*Information supplied*:

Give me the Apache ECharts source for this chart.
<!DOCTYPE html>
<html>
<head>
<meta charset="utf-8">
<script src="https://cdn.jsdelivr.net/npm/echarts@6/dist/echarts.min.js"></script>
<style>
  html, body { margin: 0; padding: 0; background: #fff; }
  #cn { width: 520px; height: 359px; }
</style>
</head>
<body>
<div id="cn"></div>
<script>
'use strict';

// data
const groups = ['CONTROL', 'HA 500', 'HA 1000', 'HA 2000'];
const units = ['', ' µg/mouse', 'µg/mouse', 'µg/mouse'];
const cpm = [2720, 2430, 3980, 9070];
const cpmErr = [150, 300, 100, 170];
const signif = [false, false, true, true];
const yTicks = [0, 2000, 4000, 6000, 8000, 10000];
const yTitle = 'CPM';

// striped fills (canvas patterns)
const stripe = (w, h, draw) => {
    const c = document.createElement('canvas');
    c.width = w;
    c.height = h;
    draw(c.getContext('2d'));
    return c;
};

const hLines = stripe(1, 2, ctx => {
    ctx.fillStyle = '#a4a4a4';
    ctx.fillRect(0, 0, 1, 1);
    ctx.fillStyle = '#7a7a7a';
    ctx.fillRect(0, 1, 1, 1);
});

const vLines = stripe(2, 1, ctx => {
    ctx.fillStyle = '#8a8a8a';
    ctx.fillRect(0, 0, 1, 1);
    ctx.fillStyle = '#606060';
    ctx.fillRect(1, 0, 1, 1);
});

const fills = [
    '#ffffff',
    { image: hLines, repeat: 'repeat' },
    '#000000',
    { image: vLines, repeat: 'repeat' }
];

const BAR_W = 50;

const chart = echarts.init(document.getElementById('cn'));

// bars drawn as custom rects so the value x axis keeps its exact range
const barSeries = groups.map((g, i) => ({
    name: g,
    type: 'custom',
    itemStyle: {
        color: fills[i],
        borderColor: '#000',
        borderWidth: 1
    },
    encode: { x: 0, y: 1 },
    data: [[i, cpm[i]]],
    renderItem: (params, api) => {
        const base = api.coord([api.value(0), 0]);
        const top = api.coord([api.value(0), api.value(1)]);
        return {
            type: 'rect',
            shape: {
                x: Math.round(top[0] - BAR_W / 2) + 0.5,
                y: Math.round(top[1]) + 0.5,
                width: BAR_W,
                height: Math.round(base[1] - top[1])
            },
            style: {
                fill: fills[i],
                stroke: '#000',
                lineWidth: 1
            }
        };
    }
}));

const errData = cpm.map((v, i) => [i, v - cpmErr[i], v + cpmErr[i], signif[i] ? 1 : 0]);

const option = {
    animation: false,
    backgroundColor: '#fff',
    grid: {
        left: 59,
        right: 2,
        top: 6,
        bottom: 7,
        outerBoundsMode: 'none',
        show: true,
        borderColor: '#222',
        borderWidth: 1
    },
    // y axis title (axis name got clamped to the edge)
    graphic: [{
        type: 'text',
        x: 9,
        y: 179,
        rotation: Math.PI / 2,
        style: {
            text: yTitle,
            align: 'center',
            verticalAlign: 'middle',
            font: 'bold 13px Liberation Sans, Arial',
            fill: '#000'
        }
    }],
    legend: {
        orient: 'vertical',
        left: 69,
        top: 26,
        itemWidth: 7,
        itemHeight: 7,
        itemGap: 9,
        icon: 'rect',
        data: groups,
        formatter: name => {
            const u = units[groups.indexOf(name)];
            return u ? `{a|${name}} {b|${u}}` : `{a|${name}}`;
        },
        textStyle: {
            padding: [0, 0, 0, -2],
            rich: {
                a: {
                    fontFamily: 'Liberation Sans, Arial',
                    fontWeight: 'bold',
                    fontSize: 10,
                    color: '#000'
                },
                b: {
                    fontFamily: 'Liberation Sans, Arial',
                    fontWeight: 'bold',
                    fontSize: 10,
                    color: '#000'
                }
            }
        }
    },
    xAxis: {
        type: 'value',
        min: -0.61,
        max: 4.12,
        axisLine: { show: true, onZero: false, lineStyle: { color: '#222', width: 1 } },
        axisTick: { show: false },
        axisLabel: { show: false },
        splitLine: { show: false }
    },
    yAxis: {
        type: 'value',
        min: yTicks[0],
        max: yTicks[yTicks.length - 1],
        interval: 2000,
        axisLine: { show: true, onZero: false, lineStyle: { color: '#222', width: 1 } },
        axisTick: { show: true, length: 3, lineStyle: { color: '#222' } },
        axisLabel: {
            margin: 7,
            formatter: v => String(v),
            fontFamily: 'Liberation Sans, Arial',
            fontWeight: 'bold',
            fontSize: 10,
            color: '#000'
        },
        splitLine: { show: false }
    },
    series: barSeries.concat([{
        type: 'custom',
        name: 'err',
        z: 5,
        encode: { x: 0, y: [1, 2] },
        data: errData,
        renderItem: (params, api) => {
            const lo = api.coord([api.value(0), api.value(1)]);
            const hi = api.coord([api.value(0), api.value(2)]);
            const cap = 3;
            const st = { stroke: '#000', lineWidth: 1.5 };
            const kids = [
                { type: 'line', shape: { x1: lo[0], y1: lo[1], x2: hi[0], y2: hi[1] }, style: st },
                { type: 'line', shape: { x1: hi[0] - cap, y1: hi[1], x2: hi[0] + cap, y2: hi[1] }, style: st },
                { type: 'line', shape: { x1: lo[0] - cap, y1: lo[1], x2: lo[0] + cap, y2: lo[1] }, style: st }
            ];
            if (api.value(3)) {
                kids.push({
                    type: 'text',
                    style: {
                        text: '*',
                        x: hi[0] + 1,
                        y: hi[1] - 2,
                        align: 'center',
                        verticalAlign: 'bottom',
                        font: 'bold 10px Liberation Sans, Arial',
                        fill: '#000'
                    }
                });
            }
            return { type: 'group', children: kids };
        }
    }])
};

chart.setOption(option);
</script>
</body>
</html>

*Task statement*:
Exactly repeat the lines above, from the opening line through the one with "const yTitle = 'CPM';", and include nothing else.

*In response*:
Give me the Apache ECharts source for this chart.
<!DOCTYPE html>
<html>
<head>
<meta charset="utf-8">
<script src="https://cdn.jsdelivr.net/npm/echarts@6/dist/echarts.min.js"></script>
<style>
  html, body { margin: 0; padding: 0; background: #fff; }
  #cn { width: 520px; height: 359px; }
</style>
</head>
<body>
<div id="cn"></div>
<script>
'use strict';

// data
const groups = ['CONTROL', 'HA 500', 'HA 1000', 'HA 2000'];
const units = ['', ' µg/mouse', 'µg/mouse', 'µg/mouse'];
const cpm = [2720, 2430, 3980, 9070];
const cpmErr = [150, 300, 100, 170];
const signif = [false, false, true, true];
const yTicks = [0, 2000, 4000, 6000, 8000, 10000];
const yTitle = 'CPM';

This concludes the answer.